Thursday, February 23, 2017

Limitation of Relief clause can’t be invoked to deny tax exemption to Singaporean Shipping Company


a) Singapore based company was engaged in the business of operation of ships in international waters. It had a shipping agent in India in the form of a wholly owned subsidiary ‘ALP India Pvt. Ltd.’

b) In return of income, assessee sought to claim benefit of article 8 of India-Singapore DTAA for its gross freight earnings collected from India.

c) Assessing Officer (AO) noted that the assessee could not produce ship registration certificates and copies of charter party agreements of few ships so he denied benefit of article 8 of DTAA in respect of such operating ships.

d) Further, CIT (Appeals) denied entire benefit by invoking the limitation clause of article24 of India-Singapore DTAA. Aggrieved-assessee filed the instant appeal before the Tribunal.

Tribunal held in favour of assessee as under:

1) As per the remittance basis of taxation under Singapore law, income arising outside the country is taxable only when that income is remitted to and received in the Singapore. However, any income accruing in or derived from Singapore is taxable on accrual basis under Singapore law.

2) For applicability of limitation of benefit clause, two conditions needs to be satisfy, firstly, income earned from the source state (here in this case, India) is exempt from tax or is taxed at a reduced rate; and secondly, under the laws in force of the resident State (Singapore), such income is subject to tax by reference to the amount thereof which is remitted to or received in the resident State and not by reference to the full amount  thereof. If both the conditions are satisfied, then only the exemption is allowed or the reduced rate of tax is levied on the amount so remitted.

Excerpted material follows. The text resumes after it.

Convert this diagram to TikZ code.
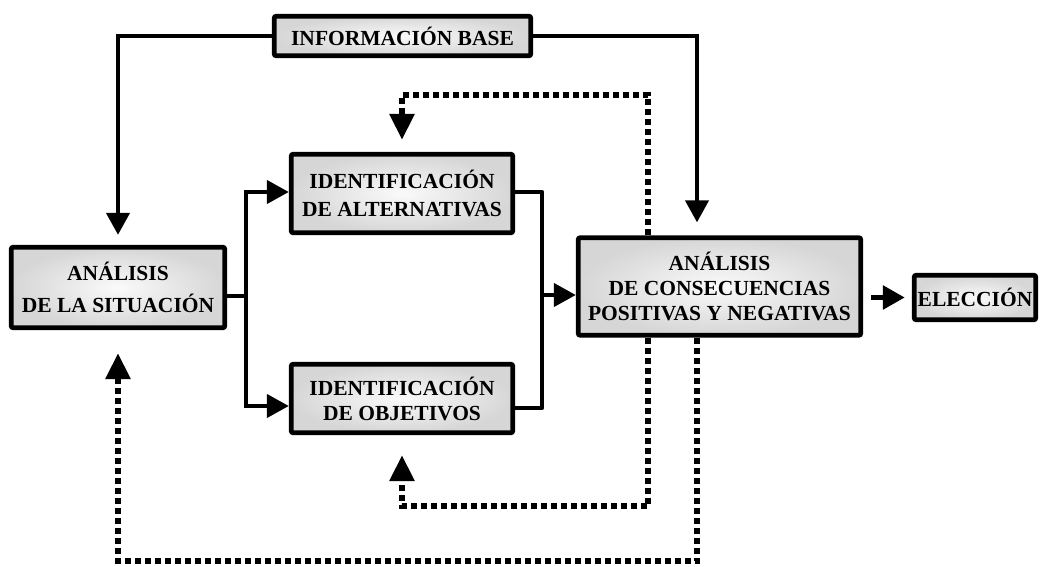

3) In the instant case, the income of assessee-company from shipping operations was not taxable on remittance basis under the laws of Singapore, albeit it was liable to be taxed in-principle on accrual basis by virtue of the fact that this income under the income tax laws of Singapore is regarded as 'accruing in or derived from Singapore'.

4) Thus, the condition of article 24 couldn’t be satisfied in the present case. Therefore, CIT (Appeals) was not justified in denying the benefit of article 8 by invoking the limitation of benefit clause. - [2017] 78 240 (Mumbai - Trib.)